There is a problem though. We can all look at this code and realise that it is more safe than the previous code, it’s more defensive, we’re some how less likely to introduce a bug. However, from the mutation tester’s point of view, you haven’t really improved the code. It might just as well try the following mutation:

colorAttribute : Color -> Attribute msg
colorAttribute color =
    let
        colorValue = 
            case color of
                Green ->
                    "red"
                Red ->
                    "green"
                Yellow ->
                    "yellow"
    in
    Attributes.style "color" colorValue

Here, all I’ve done is swap the expression results for Green and Red around. From the mutator’s point of view this is just as valid a mutation, but it wouldn’t introduce a type-error, and so the proposed system would conclude, just as before, that you could better type your program. However, of course this case is just the same as the conditional expression case I gave above. If you swap two branches of a case-expression then because the type-checker insisted that they be compatible types in the first case the mutated program must also type-check. Because of this, this kind of mutation would not be used in the proposed scheme. So my claim above that this is just as valid a mutation is false. But does that mean we just leave it out far too many potential mutations?
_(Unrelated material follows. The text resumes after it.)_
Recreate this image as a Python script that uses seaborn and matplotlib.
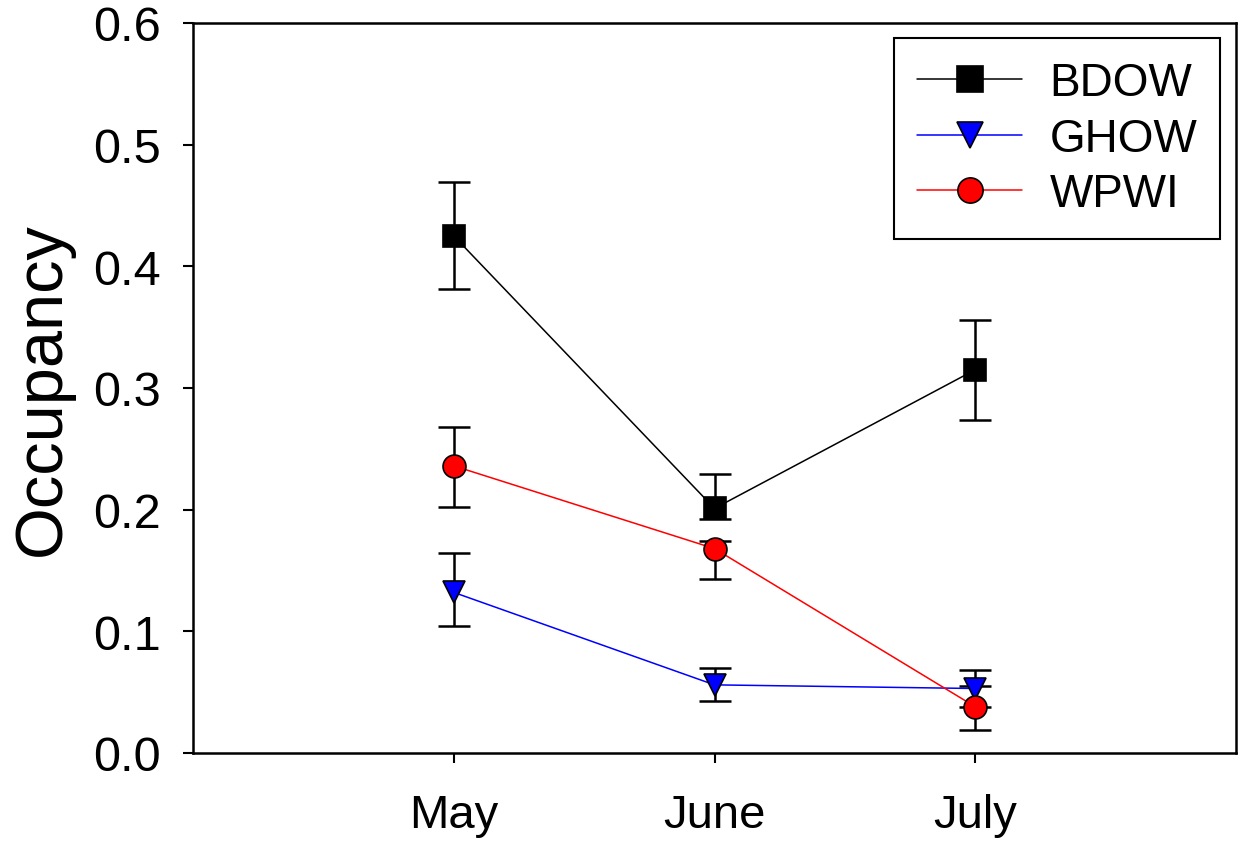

Another point here is that you do not really need to go to the bother of doing the mutation and type-checking it, you could just introduce an elm-review rule that warns you about two arguments with the same type. Though of course sometimes this is simply unavoidable, eg. List.append is just a reasonable thing to do. Though you could only warn in the case that there are more than two arguments to the function.

All-in-all I cannot really see how to make this work. It feels like there are programs that have better types than other programs, hence the advice to try to ‘make impossible states impossible’. It sort of feels like mutating the program and then checking if it still type-checks would help with this, but ultimately I cannot really see how to make it work. It seems like any such scheme will always end up with far too many false positives to be useful, and/or can just be implemented directly in term of rules for warnings rather than rules for the mutations. Perhaps the only cases it will catch will be the ones in which you have multiple arguments to a function of the same type. Perhaps that’s a useful thing to check for, perhaps not.